WASHINGTON -- A top Federal Reserve official is having second thoughts about his 2009 declaration that breaking up the biggest Wall Street banks is "more a provocative idea than a proposal."
During a hearing last week before the Senate Banking Committee, Daniel Tarullo, who sits on the Board of Governors at the Federal Reserve, offered qualified support for a plan to break up the banks. When the same proposal had been circulating through Congress in the aftermath of the financial crisis, Tarullo and other Fed officials resisted the proposal, arguing that it was not a substantive reaction to Wall Street's collapse.
But last week, Tarullo told Sen. Sherrod Brown (D-Ohio), who had proposed the plan, that he had changed his mind.
"The ... example embodied in your legislation," Tarullo said. "Speaking personally here, that's the problem we need to address."
In 2008 all of the largest U.S. banks received hefty government bailouts as part of the Trouble Assets Relief Program because politicians and economists believed that letting them fail would cause economic catastrophe.
The Fed is one of a handful of agencies responsible for regulating U.S. banks, and has historically been very close to the industry. Fed officials threw cold water on a host of Wall Street reform efforts that would have clamped down on big banks during the negotiations over the Dodd-Frank financial reform bill, and the agency has weakened the bill's provisions at the regulatory level in response to bank lobbying.
Brown first offered the plan as an amendment to Dodd-Frank. Although Dodd-Frank was approved, Brown's amendment did not make the cut after being voted down 61 to 33.
Brown reintroduced the legislation last year, but Congress has not moved on it. The bill would cap the total non-deposit liabilities of any bank at 2 percent of the total U.S. economy and force all banks to carry at least 10 percent of their total assets on hand as hard equity capital at all times. That's roughly three times the amount of capital required by the new international banking standards approved by the Basel III commission. If the plan were implemented, the six largest U.S. banks -- JPMorgan Chase, Wells Fargo, Citigroup, Bank of America, Morgan Stanley and Goldman Sachs -- would each have to be broken up into two or three smaller banks.

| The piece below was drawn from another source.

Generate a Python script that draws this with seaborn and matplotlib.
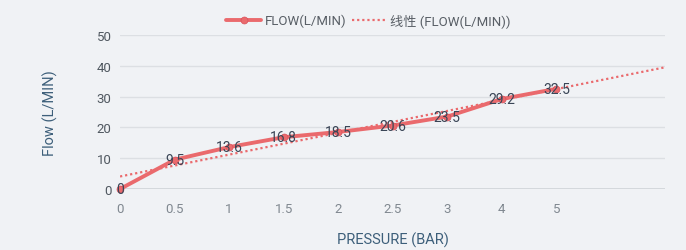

By focusing on total bank liabilities, Brown's bill would prevent banks from taking on huge amounts of debt to grow their operations. During a financial panic, companies can demand that their loans be repaid quickly, which can force a run on that funding and can ultimately cripple the bank -- what Tarullo called "the unaddressed set of issues of large amounts of short-term non-deposit runable funding."
Last fall, Tarullo gave two speeches detailing the merits of a government cap on risky bank borrowing, but did not cite any specific legislative proposals or indicate where he thought the cap should be set. If the cap were very high, it might only cap future bank growth without forcing existing banks to shrink.
At last week's hearing, Tarullo did not explicitly endorse Brown's 2 percent threshold, but said that he is considering a substantive limit on liabilities would be a plan to "break up the banks." Tarullo said breaking up the banks by imposing a new liability cap would be preferable to breaking them up by reinstating the Glass-Steagall barrier between securities dealing and traditional lending.